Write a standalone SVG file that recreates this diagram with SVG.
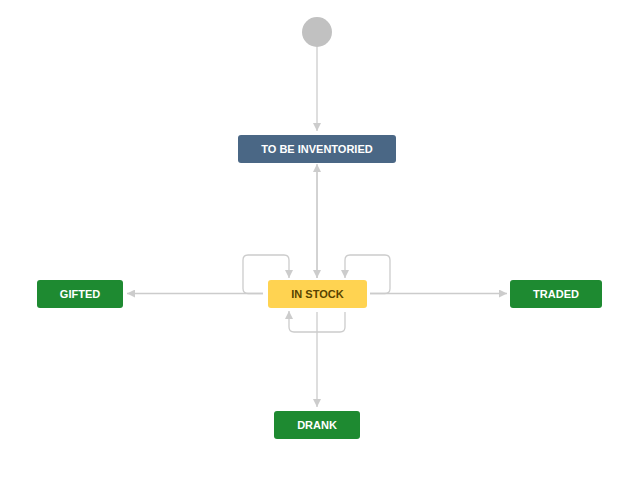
<svg xmlns="http://www.w3.org/2000/svg" width="640" height="477" viewBox="0 0 640 477">
<style>
.edge{fill:none;stroke:#cccccc;stroke-width:1.3}
.lbl{font-family:"Liberation Sans",Arial,sans-serif;font-size:11px;font-weight:bold;text-anchor:middle;dominant-baseline:central}
.w{fill:#ffffff}
.green{fill:#1e8a31}
</style>
<defs>
<marker id="ah" viewBox="0 0 10 10" refX="10" refY="5" markerWidth="8" markerHeight="8" markerUnits="userSpaceOnUse" orient="auto">
<path d="M0,0 L10,5 L0,10 z" fill="#cccccc"/>
</marker>
</defs>
<rect width="640" height="477" fill="#ffffff"/>
<g id="connectors">
<path class="edge" d="M317,47 V131" marker-end="url(#ah)"/>
<path class="edge" d="M317,278 V164" marker-end="url(#ah)"/>
<path class="edge" d="M317,166 V278" marker-end="url(#ah)"/>
<path class="edge" d="M263,293.5 H127" marker-end="url(#ah)"/>
<path class="edge" d="M370,293.5 H507" marker-end="url(#ah)"/>
<path class="edge" d="M317,312 V407" marker-end="url(#ah)"/>
<path class="edge" d="M263,293.5 H248 Q243,293.5 243,288.5 V260 Q243,255 248,255 H284 Q289,255 289,260 V278" marker-end="url(#ah)"/>
<path class="edge" d="M370,293.5 H385 Q390,293.5 390,288.5 V260 Q390,255 385,255 H350 Q345,255 345,260 V278" marker-end="url(#ah)"/>
<path class="edge" d="M345,312 V327 Q345,332 340,332 H294 Q289,332 289,327 V311" marker-end="url(#ah)"/>
</g>
<g id="start"><circle cx="317" cy="32" r="15" fill="#c1c1c1"/></g>
<g id="to-be-inventoried">
<rect x="238" y="135" width="158" height="28" rx="3" fill="#4a6785"/>
<text class="lbl w" x="317" y="149">TO BE INVENTORIED</text>
</g>
<g id="in-stock">
<rect x="268" y="280" width="99" height="28" rx="3" fill="#ffd351"/>
<text class="lbl" x="317.5" y="294" fill="#594300">IN STOCK</text>
</g>
<g id="gifted">
<rect class="green" x="37" y="280" width="86" height="28" rx="3"/>
<text class="lbl w" x="80" y="294">GIFTED</text>
</g>
<g id="traded">
<rect class="green" x="510" y="280" width="92" height="28" rx="3"/>
<text class="lbl w" x="556" y="294">TRADED</text>
</g>
<g id="drank">
<rect class="green" x="274" y="411" width="86" height="28" rx="3"/>
<text class="lbl w" x="317" y="425">DRANK</text>
</g>
</svg>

********************

GIVEN EXERCISE
Copy the data exactly. Any picture it contains is to be omitted.

EXPECTED ANSWER
Write a standalone SVG file that recreates this diagram with SVG.
<svg xmlns="http://www.w3.org/2000/svg" width="640" height="477" viewBox="0 0 640 477">
<style>
.edge{fill:none;stroke:#cccccc;stroke-width:1.3}
.lbl{font-family:"Liberation Sans",Arial,sans-serif;font-size:11px;font-weight:bold;text-anchor:middle;dominant-baseline:central}
.w{fill:#ffffff}
.green{fill:#1e8a31}
</style>
<defs>
<marker id="ah" viewBox="0 0 10 10" refX="10" refY="5" markerWidth="8" markerHeight="8" markerUnits="userSpaceOnUse" orient="auto">
<path d="M0,0 L10,5 L0,10 z" fill="#cccccc"/>
</marker>
</defs>
<rect width="640" height="477" fill="#ffffff"/>
<g id="connectors">
<path class="edge" d="M317,47 V131" marker-end="url(#ah)"/>
<path class="edge" d="M317,278 V164" marker-end="url(#ah)"/>
<path class="edge" d="M317,166 V278" marker-end="url(#ah)"/>
<path class="edge" d="M263,293.5 H127" marker-end="url(#ah)"/>
<path class="edge" d="M370,293.5 H507" marker-end="url(#ah)"/>
<path class="edge" d="M317,312 V407" marker-end="url(#ah)"/>
<path class="edge" d="M263,293.5 H248 Q243,293.5 243,288.5 V260 Q243,255 248,255 H284 Q289,255 289,260 V278" marker-end="url(#ah)"/>
<path class="edge" d="M370,293.5 H385 Q390,293.5 390,288.5 V260 Q390,255 385,255 H350 Q345,255 345,260 V278" marker-end="url(#ah)"/>
<path class="edge" d="M345,312 V327 Q345,332 340,332 H294 Q289,332 289,327 V311" marker-end="url(#ah)"/>
</g>
<g id="start"><circle cx="317" cy="32" r="15" fill="#c1c1c1"/></g>
<g id="to-be-inventoried">
<rect x="238" y="135" width="158" height="28" rx="3" fill="#4a6785"/>
<text class="lbl w" x="317" y="149">TO BE INVENTORIED</text>
</g>
<g id="in-stock">
<rect x="268" y="280" width="99" height="28" rx="3" fill="#ffd351"/>
<text class="lbl" x="317.5" y="294" fill="#594300">IN STOCK</text>
</g>
<g id="gifted">
<rect class="green" x="37" y="280" width="86" height="28" rx="3"/>
<text class="lbl w" x="80" y="294">GIFTED</text>
</g>
<g id="traded">
<rect class="green" x="510" y="280" width="92" height="28" rx="3"/>
<text class="lbl w" x="556" y="294">TRADED</text>
</g>
<g id="drank">
<rect class="green" x="274" y="411" width="86" height="28" rx="3"/>
<text class="lbl w" x="317" y="425">DRANK</text>
</g>
</svg>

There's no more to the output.